*What is required*. Please transcribe the data below exactly. Leave the pictures out.

*Raw data*.
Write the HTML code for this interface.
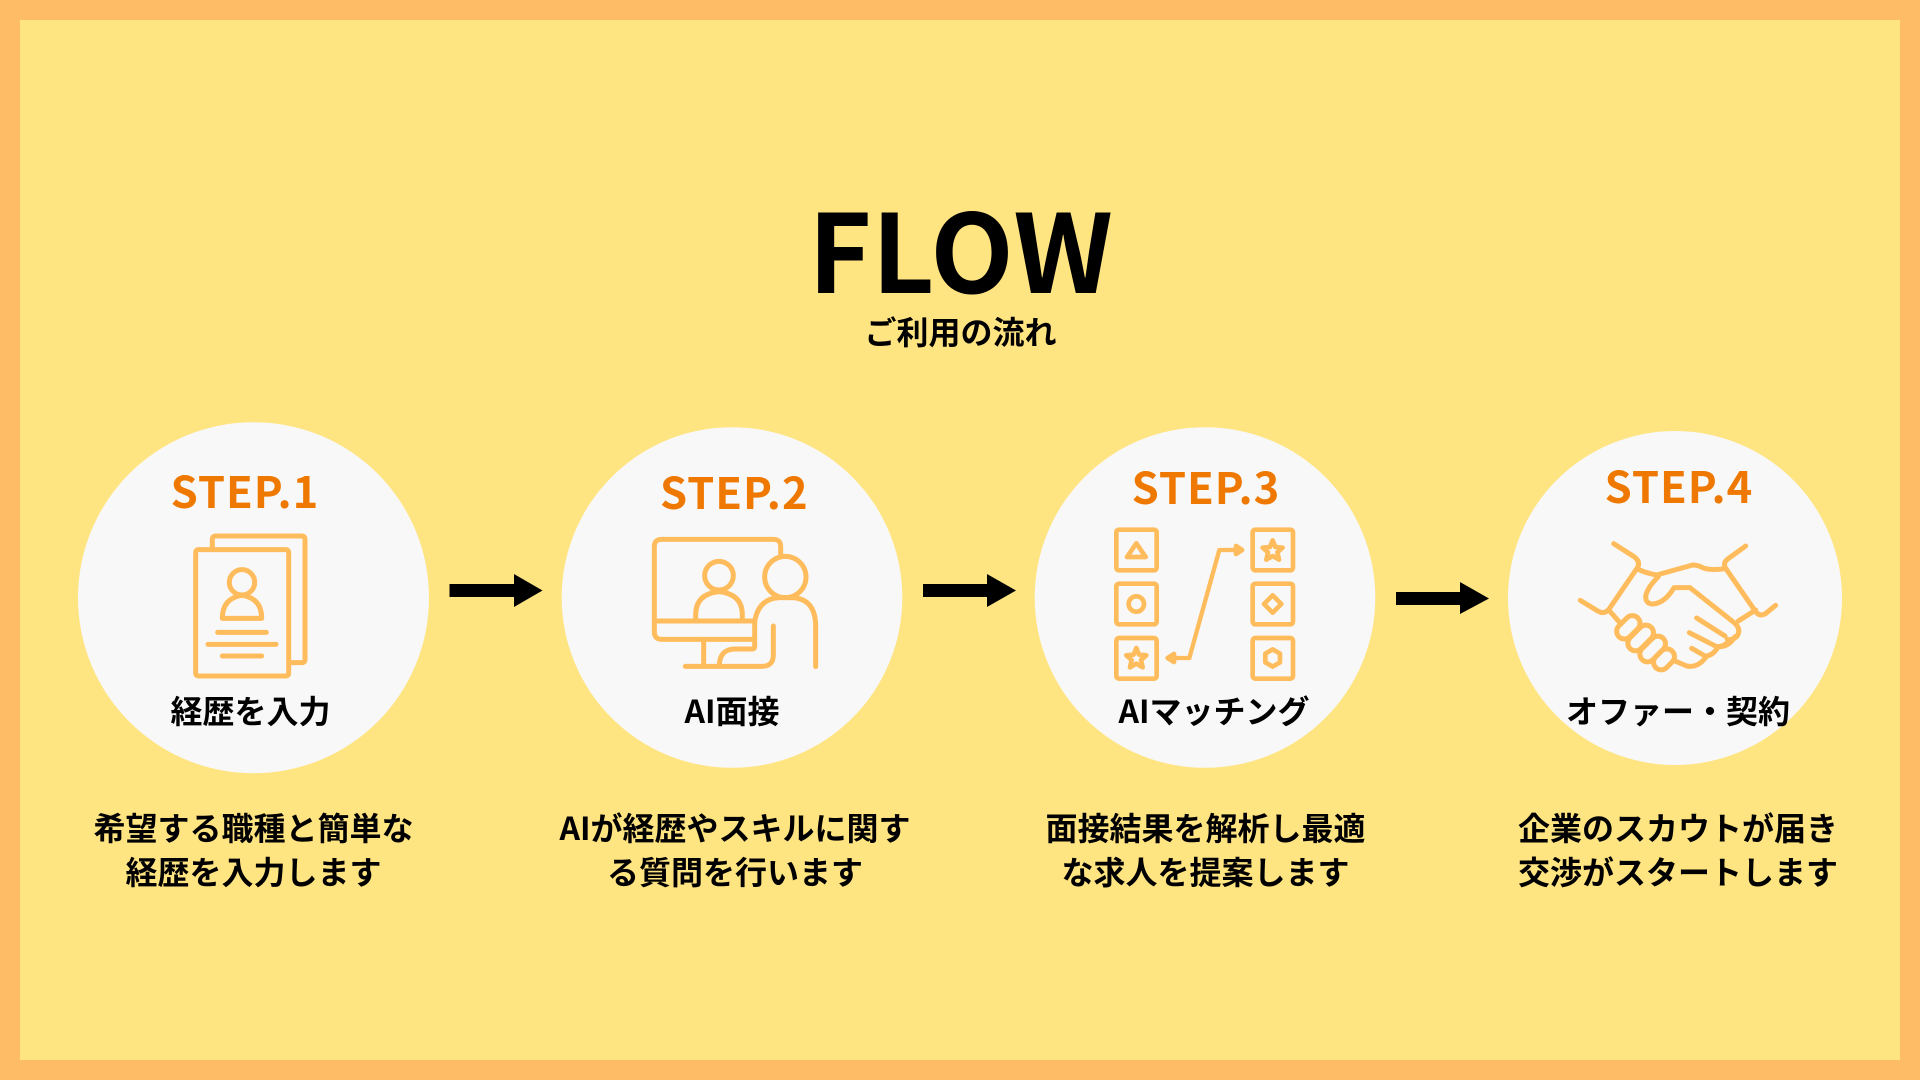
<!DOCTYPE html>
<html lang="ja"><head><meta charset="utf-8"><title>FLOW</title>
<style>
html,body{margin:0;padding:0;width:1920px;height:1080px;overflow:hidden;background:#FFE482}
svg{display:block}
text{font-family:"Noto Sans CJK JP","Liberation Sans",sans-serif;font-weight:700;text-anchor:middle;fill:#000}
.st{font-size:43.5px;fill:#EE7800;letter-spacing:1px}
.lb{font-size:32px}
.ds{font-size:32px}
.ic{fill:none;stroke:#FFBC5C;stroke-linecap:round;stroke-linejoin:round}
</style></head><body>
<svg width="1920" height="1080" viewBox="0 0 1920 1080" xmlns="http://www.w3.org/2000/svg">
<rect x="10" y="10" width="1900" height="1060" fill="#FFE482" stroke="#FFBC66" stroke-width="20"/>
<text x="960.5" y="293" style="font-size:108.5px">FLOW</text>
<text x="960.5" y="344" style="font-size:32px">ご利用の流れ</text>

<circle cx="253.5" cy="597.7" r="175.5" fill="#F8F8F8"/>
<circle cx="732" cy="597.5" r="170.3" fill="#F8F8F8"/>
<circle cx="1205" cy="597.5" r="170.3" fill="#F8F8F8"/>
<circle cx="1675" cy="598" r="167" fill="#F8F8F8"/>

<text class="st" x="245" y="508">STEP.1</text>
<text class="st" x="734.3" y="509">STEP.2</text>
<text class="st" x="1206" y="504">STEP.3</text>
<text class="st" x="1679" y="503">STEP.4</text>

<text class="lb" x="250.5" y="723">経歴を入力</text>
<text class="lb" x="732" y="723">AI面接</text>
<text class="lb" x="1214" y="723">AIマッチング</text>
<text class="lb" x="1678" y="723">オファー・契約</text>

<text class="ds" x="253.5" y="840">希望する職種と簡単な</text>
<text class="ds" x="253.5" y="884">経歴を入力します</text>
<text class="ds" x="735" y="840">AIが経歴やスキルに関す</text>
<text class="ds" x="735" y="884">る質問を行います</text>
<text class="ds" x="1205.5" y="840">面接結果を解析し最適</text>
<text class="ds" x="1205.5" y="884">な求人を提案します</text>
<text class="ds" x="1678" y="840">企業のスカウトが届き</text>
<text class="ds" x="1678" y="884">交渉がスタートします</text>

<g fill="#000">
<path d="M449.5 584H514V574L542.5 590.5L514 607V597H449.5Z"/>
<path d="M923 584H987V574L1016 590.5L987 607V597H923Z"/>
<path d="M1396 592H1460V582L1489 598.5L1460 614V605H1396Z"/>
</g>

<!-- icon 1 -->
<g class="ic" transform="translate(60,410) scale(.33333)" stroke-width="15">
<path d="M457 412V388Q457 378 467 378H725Q735 378 735 388V748Q735 758 725 758H690"/>
<rect x="407" y="419" width="279" height="379" rx="8"/>
<circle cx="546" cy="517" r="38"/>
<path d="M487 625Q487 565 546 556Q605 565 605 625Z"/>
<path d="M473 667H619M444 703H648M487 738H605"/>
</g>

<!-- icon 2 -->
<g class="ic" transform="translate(550,420) scale(.33333)" stroke-width="15">
<path d="M692 405V380Q692 358 670 358H335Q313 358 313 380V635Q313 658 335 658H610"/>
<path d="M313 603H612"/>
<path d="M461 658V738"/>
<path d="M406 739H635Q670 739 670 705V618"/>
<circle cx="507" cy="467" r="43"/>
<path d="M437 600V585Q437 522 507 515Q577 522 577 585V600"/>
<circle cx="706" cy="471" r="62"/>
<path d="M614 605Q625 535 690 533H725Q797 535 797 620V740"/>
<path d="M614 600V680Q614 687 607 687H555Q510 687 508 735"/>
</g>

<!-- icon 3 -->
<g class="ic" transform="translate(1020,420) scale(.33333)" stroke-width="14">
<rect x="289" y="329" width="121" height="122" rx="8"/>
<rect x="289" y="491" width="121" height="122" rx="8"/>
<rect x="289" y="654" width="121" height="122" rx="8"/>
<rect x="698" y="329" width="121" height="122" rx="8"/>
<rect x="698" y="491" width="121" height="122" rx="8"/>
<rect x="698" y="654" width="121" height="122" rx="8"/>
<path d="M349 370L377 411H321Z"/>
<circle cx="349" cy="552" r="23"/>
<path transform="translate(349,716)" d="M0-32L8-12L30-10L14 4L19 26L0 15L-19 26L-14 4L-30-10L-8-12Z"/>
<path transform="translate(758,393)" d="M0-32L8-12L30-10L14 4L19 26L0 15L-19 26L-14 4L-30-10L-8-12Z"/>
<path d="M758 526L784 552L758 578L732 552Z"/>
<path d="M758 688L780 701V727L758 740L736 727V701Z"/>
<path d="M460 714H508L598 390H650" stroke-width="13"/>
<path d="M443 714L462 702V726Z" fill="#FFBC5C"/>
<path d="M666 390L648 378V402Z" fill="#FFBC5C"/>
</g>

<!-- icon 4 -->
<g class="ic" transform="translate(1490,420) scale(.33333)" stroke-width="15">
<path d="M371 371L432 410Q452 425 443 442L358 566Q345 584 325 574L271 541"/>
<path d="M767 378L712 418Q698 430 707 445L797 575Q808 590 825 582L857 556"/>
<path d="M445 448Q470 460 500 465L608 435Q625 435 640 444Q665 452 705 446"/>
<path d="M505 470Q470 505 467 530Q467 552 490 552Q525 548 552 503H600L735 610Q755 630 740 650Q725 662 712 658"/>
<path d="M745 603L797 570"/>
<path d="M358 572L393 612"/>
<path d="M620 594L705 648"/>
<path d="M598 638L680 680Q700 680 712 668"/>
<path d="M605 685L640 705"/>
<path d="M735 650Q715 682 685 680Q670 705 650 708Q625 745 590 738L553 722"/>
<rect x="375" y="599" width="80" height="46" rx="23" transform="rotate(-45 415 622)"/>
<rect x="407" y="631" width="90" height="46" rx="23" transform="rotate(-45 452 654)"/>
<rect x="443" y="664" width="90" height="46" rx="23" transform="rotate(-45 488 687)"/>
<rect x="487" y="695" width="70" height="46" rx="23" transform="rotate(-45 522 718)"/>
</g>
</svg>
</body></html>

*Result below*.
Write the HTML code for this interface.
<!DOCTYPE html>
<html lang="ja"><head><meta charset="utf-8"><title>FLOW</title>
<style>
html,body{margin:0;padding:0;width:1920px;height:1080px;overflow:hidden;background:#FFE482}
svg{display:block}
text{font-family:"Noto Sans CJK JP","Liberation Sans",sans-serif;font-weight:700;text-anchor:middle;fill:#000}
.st{font-size:43.5px;fill:#EE7800;letter-spacing:1px}
.lb{font-size:32px}
.ds{font-size:32px}
.ic{fill:none;stroke:#FFBC5C;stroke-linecap:round;stroke-linejoin:round}
</style></head><body>
<svg width="1920" height="1080" viewBox="0 0 1920 1080" xmlns="http://www.w3.org/2000/svg">
<rect x="10" y="10" width="1900" height="1060" fill="#FFE482" stroke="#FFBC66" stroke-width="20"/>
<text x="960.5" y="293" style="font-size:108.5px">FLOW</text>
<text x="960.5" y="344" style="font-size:32px">ご利用の流れ</text>

<circle cx="253.5" cy="597.7" r="175.5" fill="#F8F8F8"/>
<circle cx="732" cy="597.5" r="170.3" fill="#F8F8F8"/>
<circle cx="1205" cy="597.5" r="170.3" fill="#F8F8F8"/>
<circle cx="1675" cy="598" r="167" fill="#F8F8F8"/>

<text class="st" x="245" y="508">STEP.1</text>
<text class="st" x="734.3" y="509">STEP.2</text>
<text class="st" x="1206" y="504">STEP.3</text>
<text class="st" x="1679" y="503">STEP.4</text>

<text class="lb" x="250.5" y="723">経歴を入力</text>
<text class="lb" x="732" y="723">AI面接</text>
<text class="lb" x="1214" y="723">AIマッチング</text>
<text class="lb" x="1678" y="723">オファー・契約</text>

<text class="ds" x="253.5" y="840">希望する職種と簡単な</text>
<text class="ds" x="253.5" y="884">経歴を入力します</text>
<text class="ds" x="735" y="840">AIが経歴やスキルに関す</text>
<text class="ds" x="735" y="884">る質問を行います</text>
<text class="ds" x="1205.5" y="840">面接結果を解析し最適</text>
<text class="ds" x="1205.5" y="884">な求人を提案します</text>
<text class="ds" x="1678" y="840">企業のスカウトが届き</text>
<text class="ds" x="1678" y="884">交渉がスタートします</text>

<g fill="#000">
<path d="M449.5 584H514V574L542.5 590.5L514 607V597H449.5Z"/>
<path d="M923 584H987V574L1016 590.5L987 607V597H923Z"/>
<path d="M1396 592H1460V582L1489 598.5L1460 614V605H1396Z"/>
</g>

<!-- icon 1 -->
<g class="ic" transform="translate(60,410) scale(.33333)" stroke-width="15">
<path d="M457 412V388Q457 378 467 378H725Q735 378 735 388V748Q735 758 725 758H690"/>
<rect x="407" y="419" width="279" height="379" rx="8"/>
<circle cx="546" cy="517" r="38"/>
<path d="M487 625Q487 565 546 556Q605 565 605 625Z"/>
<path d="M473 667H619M444 703H648M487 738H605"/>
</g>

<!-- icon 2 -->
<g class="ic" transform="translate(550,420) scale(.33333)" stroke-width="15">
<path d="M692 405V380Q692 358 670 358H335Q313 358 313 380V635Q313 658 335 658H610"/>
<path d="M313 603H612"/>
<path d="M461 658V738"/>
<path d="M406 739H635Q670 739 670 705V618"/>
<circle cx="507" cy="467" r="43"/>
<path d="M437 600V585Q437 522 507 515Q577 522 577 585V600"/>
<circle cx="706" cy="471" r="62"/>
<path d="M614 605Q625 535 690 533H725Q797 535 797 620V740"/>
<path d="M614 600V680Q614 687 607 687H555Q510 687 508 735"/>
</g>

<!-- icon 3 -->
<g class="ic" transform="translate(1020,420) scale(.33333)" stroke-width="14">
<rect x="289" y="329" width="121" height="122" rx="8"/>
<rect x="289" y="491" width="121" height="122" rx="8"/>
<rect x="289" y="654" width="121" height="122" rx="8"/>
<rect x="698" y="329" width="121" height="122" rx="8"/>
<rect x="698" y="491" width="121" height="122" rx="8"/>
<rect x="698" y="654" width="121" height="122" rx="8"/>
<path d="M349 370L377 411H321Z"/>
<circle cx="349" cy="552" r="23"/>
<path transform="translate(349,716)" d="M0-32L8-12L30-10L14 4L19 26L0 15L-19 26L-14 4L-30-10L-8-12Z"/>
<path transform="translate(758,393)" d="M0-32L8-12L30-10L14 4L19 26L0 15L-19 26L-14 4L-30-10L-8-12Z"/>
<path d="M758 526L784 552L758 578L732 552Z"/>
<path d="M758 688L780 701V727L758 740L736 727V701Z"/>
<path d="M460 714H508L598 390H650" stroke-width="13"/>
<path d="M443 714L462 702V726Z" fill="#FFBC5C"/>
<path d="M666 390L648 378V402Z" fill="#FFBC5C"/>
</g>

<!-- icon 4 -->
<g class="ic" transform="translate(1490,420) scale(.33333)" stroke-width="15">
<path d="M371 371L432 410Q452 425 443 442L358 566Q345 584 325 574L271 541"/>
<path d="M767 378L712 418Q698 430 707 445L797 575Q808 590 825 582L857 556"/>
<path d="M445 448Q470 460 500 465L608 435Q625 435 640 444Q665 452 705 446"/>
<path d="M505 470Q470 505 467 530Q467 552 490 552Q525 548 552 503H600L735 610Q755 630 740 650Q725 662 712 658"/>
<path d="M745 603L797 570"/>
<path d="M358 572L393 612"/>
<path d="M620 594L705 648"/>
<path d="M598 638L680 680Q700 680 712 668"/>
<path d="M605 685L640 705"/>
<path d="M735 650Q715 682 685 680Q670 705 650 708Q625 745 590 738L553 722"/>
<rect x="375" y="599" width="80" height="46" rx="23" transform="rotate(-45 415 622)"/>
<rect x="407" y="631" width="90" height="46" rx="23" transform="rotate(-45 452 654)"/>
<rect x="443" y="664" width="90" height="46" rx="23" transform="rotate(-45 488 687)"/>
<rect x="487" y="695" width="70" height="46" rx="23" transform="rotate(-45 522 718)"/>
</g>
</svg>
</body></html>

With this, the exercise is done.